-- START OF Material --
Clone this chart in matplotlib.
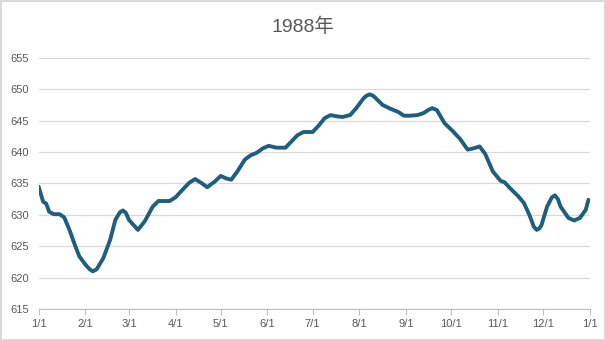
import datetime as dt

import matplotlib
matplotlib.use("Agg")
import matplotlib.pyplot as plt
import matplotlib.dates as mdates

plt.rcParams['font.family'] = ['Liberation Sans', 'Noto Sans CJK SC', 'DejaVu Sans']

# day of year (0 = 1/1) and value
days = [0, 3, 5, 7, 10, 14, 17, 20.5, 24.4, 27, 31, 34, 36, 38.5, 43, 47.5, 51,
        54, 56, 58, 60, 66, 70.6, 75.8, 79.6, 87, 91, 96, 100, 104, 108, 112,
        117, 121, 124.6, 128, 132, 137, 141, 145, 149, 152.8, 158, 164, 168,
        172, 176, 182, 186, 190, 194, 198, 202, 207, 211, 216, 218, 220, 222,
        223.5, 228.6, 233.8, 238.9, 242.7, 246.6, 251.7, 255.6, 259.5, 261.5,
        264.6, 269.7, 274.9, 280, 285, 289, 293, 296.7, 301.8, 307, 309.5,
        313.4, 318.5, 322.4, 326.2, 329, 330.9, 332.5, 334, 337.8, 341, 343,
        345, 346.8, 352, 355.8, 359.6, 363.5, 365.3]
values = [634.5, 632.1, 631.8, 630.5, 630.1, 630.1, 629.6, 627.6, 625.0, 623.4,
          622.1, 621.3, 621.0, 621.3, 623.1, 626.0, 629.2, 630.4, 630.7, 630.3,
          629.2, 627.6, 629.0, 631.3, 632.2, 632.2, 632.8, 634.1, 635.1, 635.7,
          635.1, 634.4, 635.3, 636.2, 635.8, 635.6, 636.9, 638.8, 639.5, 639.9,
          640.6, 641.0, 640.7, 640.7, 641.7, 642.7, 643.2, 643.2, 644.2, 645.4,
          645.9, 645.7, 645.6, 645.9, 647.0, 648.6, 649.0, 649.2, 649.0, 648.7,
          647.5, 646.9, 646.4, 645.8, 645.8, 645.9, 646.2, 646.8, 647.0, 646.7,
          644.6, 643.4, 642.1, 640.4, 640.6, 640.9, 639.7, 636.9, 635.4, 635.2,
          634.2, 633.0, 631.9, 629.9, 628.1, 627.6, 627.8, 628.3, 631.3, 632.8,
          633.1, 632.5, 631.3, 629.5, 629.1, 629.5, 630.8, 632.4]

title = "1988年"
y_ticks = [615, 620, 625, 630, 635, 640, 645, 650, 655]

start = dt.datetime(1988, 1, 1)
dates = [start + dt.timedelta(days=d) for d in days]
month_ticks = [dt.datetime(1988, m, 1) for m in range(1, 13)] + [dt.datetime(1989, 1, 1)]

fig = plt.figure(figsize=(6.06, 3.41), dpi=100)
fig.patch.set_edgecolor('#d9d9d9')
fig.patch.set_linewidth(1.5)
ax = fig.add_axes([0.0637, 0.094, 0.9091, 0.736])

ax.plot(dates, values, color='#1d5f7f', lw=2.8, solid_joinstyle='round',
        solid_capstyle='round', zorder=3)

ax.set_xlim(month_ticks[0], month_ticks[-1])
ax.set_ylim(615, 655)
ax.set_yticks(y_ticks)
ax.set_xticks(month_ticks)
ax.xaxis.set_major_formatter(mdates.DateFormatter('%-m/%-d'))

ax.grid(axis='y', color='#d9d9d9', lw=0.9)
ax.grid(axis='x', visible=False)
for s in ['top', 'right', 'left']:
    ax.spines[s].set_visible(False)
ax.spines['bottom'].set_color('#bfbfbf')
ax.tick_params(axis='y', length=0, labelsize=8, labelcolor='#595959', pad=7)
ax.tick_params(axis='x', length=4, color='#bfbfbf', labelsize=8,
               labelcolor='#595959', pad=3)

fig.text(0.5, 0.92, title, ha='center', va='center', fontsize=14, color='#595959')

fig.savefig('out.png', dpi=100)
-- END OF Material --
To do: Emit the lines of the material exactly, from its first line to the line containing "plt.rcParams['font.family'] = ['Liberation", inclusive; leave every picture out.

Response for this exercise:
Clone this chart in matplotlib.
import datetime as dt

import matplotlib
matplotlib.use("Agg")
import matplotlib.pyplot as plt
import matplotlib.dates as mdates

plt.rcParams['font.family'] = ['Liberation Sans', 'Noto Sans CJK SC', 'DejaVu Sans']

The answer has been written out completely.